You look at Maysonet and you see a bright, well-spoken athlete with a great sense of humor. He scored 1,810 out of 2,400 on his SAT and wants to be a teacher.
You might think he's had every advantage in life when, in fact, he's had almost none.
Maysonet lives in the heart of Riverhead in a small apartment above an auto repair shop. If you want to see how Maysonet handles adversity, all you need to do is see what he calls home. He has no shower, no bathtub, no air conditioning and certainly no computer.
"Hey, home is home," he said with a laugh. "I don't even have a shower. So I get a big bucket and I fill it with water. And I make sure it's not burning hot so I don't get burned. I do what I have to do to make it work."
The front yard is strewn with abandoned cars and garbage. A large pit bull patrols the yard and protects the families that live there. His name is Blackie and he is very intimidating. Up the long flight of stairs is Tyson, a big black pit bull.
"When I was little, I used to jump from car to car, roof to roof, and hood to hood," Maysonet said. "And when I wasn't jumping on cars, I was playing football in the street. And the dogs are fine - if they know you."
So that's where he developed the lightning-quick reflexes and unbelievable balance that enabled him to rush for more than 4,000 career yards and attract interest from schools such as Connecticut, Syracuse and Hofstra.
Living just above the buzz of the shop along with his mother, Yolanda Santana, is no problem for Maysonet. His mom works full-time at a local hotel to make ends meet.
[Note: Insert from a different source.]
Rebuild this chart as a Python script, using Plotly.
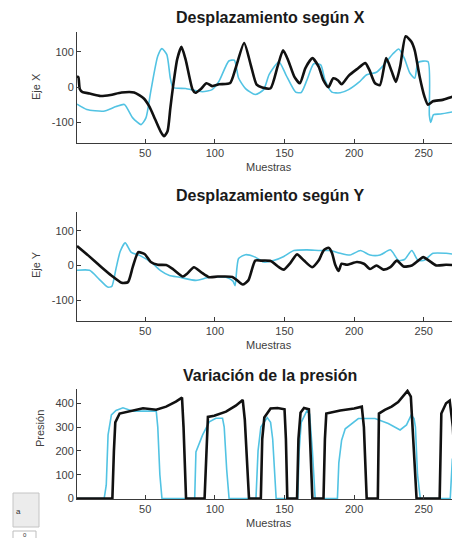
import plotly.graph_objects as go

# ---------------- data ----------------
titles = ["Desplazamiento según X", "Desplazamiento según Y", "Variación de la presión"]
ylabels = ["Eje X", "Eje Y", "Presión"]
xlabel = "Muestras"

x_ticks = [50, 100, 150, 200, 250]
xy_ticks = [-100, 0, 100]
xy_ticktext = ["-100", "0", "100"]
p_ticks = [0, 100, 200, 300, 400]
p_ticktext = ["0", "100", "200", "300", "400"]

# Panel 1: displacement along X
dx_black_s = [1, 2, 3, 5, 10, 18, 25, 33, 42, 49, 53, 57, 61, 63.5, 66, 68, 70, 73, 76, 79, 84, 86,
              90, 94, 98, 103, 111, 115, 121, 125.7, 130, 134, 140, 145, 149, 153, 157, 161, 165,
              170, 174.5, 178, 181.5, 185, 188.5, 191, 196, 202, 208, 211, 215, 218.5, 223, 227,
              230, 233, 237, 241, 243.5, 247, 250.5, 253, 256.5, 263.5, 270.5, 276]
dx_black_v = [30, 28, -5, -14, -18, -25, -22, -15, -15, -32, -55, -90, -125, -139, -125, -60, 3, 80,
              114, 78, -7, -16, -5, 11, 3, 8, 12, 55, 125, 64, 7, -1, -3, 58, 104, 72, 30, 11, 54,
              82, 58, 19, 0, 25, 19, 8, 32, 51, 68, 48, 11, 6, 82, 44, 15, 58, 144, 129, 104, 30,
              -27, -50, -40, -36, -27, -22]
dx_cyan_s = [1, 8, 20, 29, 35, 41, 47, 50.5, 54, 59, 62, 65.5, 68, 70, 79, 91, 98, 103, 110, 114,
             117, 122, 129, 135, 139, 146, 151, 158, 162, 166, 171, 176, 179, 184, 190, 196, 203.5,
             209, 216, 222, 228, 232, 236, 240, 243.5, 246, 253, 254, 255, 257, 262, 276]
dx_cyan_v = [-48, -63, -68, -55, -49, -87, -106, -87, -11, 88, 109, 92, 26, -1, -4, -13, -7, 17, 74,
             76, 26, -4, -21, -7, 36, 72, 35, -14, -15, 19, 66, 63, 21, -14, -16, -7, 14, 35, 42,
             66, 95, 108, 82, 40, 25, 70, 72, -80, -100, -78, -76, -66]

# Panel 2: displacement along Y
dy_black_s = [1, 9, 18.6, 25.7, 33, 37.6, 41, 45, 49.5, 54, 59, 65, 69.7, 77, 80, 85, 90, 96, 102,
              112.6, 116, 120, 124, 129, 133, 140, 146, 149.5, 154, 159, 164, 169.8, 174.5, 178,
              181.6, 184, 186.4, 188.8, 191, 194.8, 202, 207, 211.4, 216, 221, 226, 230.7, 235.5,
              241.4, 246, 249.6, 254, 259, 266, 276]
dy_black_v = [56, 29, -5, -29, -50, -48, -5, 38, 33, 10, 2, 1, -10, -32, -24, -5, -19, -34, -32,
              -33, -43, -55, -43, 14, 14, 13, -5, -12, 6, 32, 14, -5, 14, 43, 51, 37, 2, -16, 5, 2,
              10, 5, -10, 0, -12, -5, 14, -3, 0, 14, 24, 13, 0, 2, 0]
dy_cyan_s = [1, 10, 17, 23, 26, 29, 32, 35.6, 40, 46, 55.5, 61, 67.4, 74.5, 86.4, 96, 108, 113,
             114.5, 117, 122, 129, 135, 142, 149.5, 156.7, 166, 175.7, 183, 190, 197, 204.5, 211.4,
             218.6, 226, 232, 236.4, 241.4, 246, 250.7, 256.7, 266, 276]
dy_cyan_v = [-14, -14, -40, -62, -60, -9, 40, 65, 38, 29, 5, -15, -29, -34, -43, -34, -34, -45, -58,
             20, 31, 24, 10, 14, 26, 43, 45, 43, 43, 35, 30, 43, 30, 30, 45, 14, 18, 43, 14, 16,
             35, 35, 30]

# Panel 3: pressure
p_black_s = [1, 26.4, 27.5, 28.5, 31.6, 38.8, 48.4, 57.9, 65, 72, 76.4, 77.5, 79.3, 92.6, 93.8, 95,
             99.5, 108, 115, 120, 121.5, 124.5, 133, 134, 135.5, 140, 145, 150, 151, 152, 159, 160,
             161.5, 164, 167.5, 168.5, 170, 178, 179, 180, 190, 200, 205.5, 207, 209, 217, 217.8,
             222, 226.9, 231.6, 236.4, 238.3, 240.7, 242.5, 244.8, 261.4, 262, 262.6, 266, 268.6,
             270.9, 273.4, 276]
p_black_v = [0, 0, 200, 320, 357, 367, 379, 373, 386, 407, 424, 300, 0, 0, 200, 343, 348, 365, 390,
             414, 330, 0, 0, 250, 340, 378, 380, 375, 250, 0, 0, 250, 360, 380, 375, 250, 0, 0, 250,
             357, 370, 378, 386, 300, 0, 0, 357, 372, 386, 405, 442, 452, 428, 250, 0, 0, 250, 357,
             400, 411, 300, 0, 0]
p_cyan_s = [1, 20.5, 22, 23.3, 25.7, 29, 34, 41.2, 50, 57.9, 59, 60.5, 62, 85.5, 86.4, 91.2, 96,
            100.7, 105.5, 106.7, 108.5, 110.2, 129.5, 131, 133, 137.6, 140, 141.5, 144, 159.5,
            160.5, 162, 166.2, 168, 170, 172, 188, 189, 191, 193.6, 203, 215, 224.5, 233, 237.6,
            241, 243, 244, 245.5, 247.5, 269, 270.5, 271.5, 273, 276]
p_cyan_v = [0, 0, 56, 267, 351, 370, 381, 367, 367, 367, 300, 100, 0, 0, 196, 267, 322, 337, 337,
            300, 120, 0, 0, 200, 300, 340, 320, 250, 0, 0, 200, 320, 370, 355, 200, 0, 0, 150, 245,
            293, 336, 336, 315, 288, 309, 351, 336, 300, 100, 0, 0, 165, 165, 0, 0]

# ---------------- styling ----------------
OFF = 8                      # default body margin of the written html page
W, H = 452, 530              # keeps the page from overflowing (no scrollbar)
FONT = "Liberation Sans, Arial, Helvetica, sans-serif"
BLACK = "#111111"
CYAN = "#52c3e3"
AXIS = "#3a3a3a"
TXT = "#404040"


def px(x):
    return (x - OFF) / W


def py(y):
    return 1 - (y - OFF) / H


# plot-area boxes in page pixels (top, bottom)
x_left = 77
boxes = [(32, 143), (212, 321), (389, 499)]
yranges = [[-158, 156], [-160, 154], [-2, 460]]
title_y = [18, 196, 375]
xlab_y = [167, 345, 523]
ylab_x = [36, 36, 40]
ylab_y = [87, 265, 429]

fig = go.Figure()

series = [
    (dx_cyan_s, dx_cyan_v, dx_black_s, dx_black_v, "spline"),
    (dy_cyan_s, dy_cyan_v, dy_black_s, dy_black_v, "spline"),
    (p_cyan_s, p_cyan_v, p_black_s, p_black_v, "linear"),
]

for i, (cs, cv, bs, bv, shape) in enumerate(series):
    xa = "x" if i == 0 else f"x{i+1}"
    ya = "y" if i == 0 else f"y{i+1}"
    fig.add_trace(go.Scatter(x=cs, y=cv, mode="lines", xaxis=xa, yaxis=ya,
                             line=dict(color=CYAN, width=1.6, shape=shape, smoothing=0.6),
                             showlegend=False, hoverinfo="skip"))
    fig.add_trace(go.Scatter(x=bs, y=bv, mode="lines", xaxis=xa, yaxis=ya,
                             line=dict(color=BLACK, width=2.6, shape=shape, smoothing=0.6),
                             showlegend=False, hoverinfo="skip"))

layout = dict(
    width=W, height=H, margin=dict(l=0, r=0, t=0, b=0, autoexpand=False),
    paper_bgcolor="white", plot_bgcolor="white",
    font=dict(family=FONT, color=TXT, size=11),
    showlegend=False,
)

annotations = []
for i, (top, bot) in enumerate(boxes):
    sfx = "" if i == 0 else str(i + 1)
    layout["xaxis" + sfx] = dict(
        domain=[px(x_left), 1.0], range=[1, 276], tickvals=x_ticks,
        ticks="inside", ticklen=4, tickcolor=AXIS, showline=True, linecolor=AXIS, linewidth=1,
        showgrid=False, zeroline=False, tickfont=dict(size=11, color=TXT),
        anchor="y" + sfx,
    )
    if i < 2:
        yt, ytt = xy_ticks, xy_ticktext
    else:
        yt, ytt = p_ticks, p_ticktext
    layout["yaxis" + sfx] = dict(
        domain=[py(bot), py(top)], range=yranges[i], tickvals=yt, ticktext=ytt,
        ticks="inside", ticklen=4, tickcolor=AXIS, showline=True, linecolor=AXIS, linewidth=1,
        showgrid=False, zeroline=False, tickfont=dict(size=11, color=TXT),
        anchor="x" + sfx,
    )
    annotations.append(dict(text=f"<b>{titles[i]}</b>", xref="paper", yref="paper",
                            x=px(270), y=py(title_y[i]), xanchor="center",
                            yanchor="middle", showarrow=False,
                            font=dict(size=16, color="#1a1a1a", family=FONT)))
    annotations.append(dict(text=xlabel, xref="paper", yref="paper",
                            x=px(269), y=py(xlab_y[i]), xanchor="center",
                            yanchor="middle", showarrow=False, font=dict(size=11, color=TXT)))
    annotations.append(dict(text=ylabels[i], xref="paper", yref="paper",
                            x=px(ylab_x[i]), y=py(ylab_y[i]),
                            xanchor="center", yanchor="middle", textangle=-90, showarrow=False,
                            font=dict(size=11, color=TXT)))

# small UI widgets at bottom-left
annotations.append(dict(text="a", xref="paper", yref="paper", x=px(14), y=py(511),
                        xanchor="left", yanchor="middle", showarrow=False,
                        font=dict(size=8, color="#333333")))
annotations.append(dict(text="0", xref="paper", yref="paper", x=px(25), y=py(535),
                        xanchor="center", yanchor="middle", showarrow=False,
                        font=dict(size=6, color="#333333")))
layout["annotations"] = annotations
layout["shapes"] = [
    dict(type="rect", xref="paper", yref="paper", x0=px(13), x1=px(39), y0=py(527),
         y1=py(493), fillcolor="#ececec", line=dict(color="#c4c4c4", width=1), layer="below"),
    dict(type="rect", xref="paper", yref="paper", x0=px(13), x1=px(36), y0=py(545),
         y1=py(531), fillcolor="#ffffff", line=dict(color="#bdbdbd", width=1), layer="below"),
]

fig.update_layout(**layout)
fig.write_html("out.html")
"I love my mother because she made this possible for me and takes care of me," he said. "I'm going to be the first one in my family that goes to college and gets a degree. And then I'm going to buy her a house and get her out of there."
Maysonet said his father, Jose, who's been divorced from Yolanda since Miguel was 3, is not a part of his life. "Miguel and I have a great relationship," Yolanda said. "I am so proud of him. He is a real good boy, very giving."
He's a real good football player, too -- and indeed someone who's very giving, having made plenty in Riverhead very happy with that first Class II title.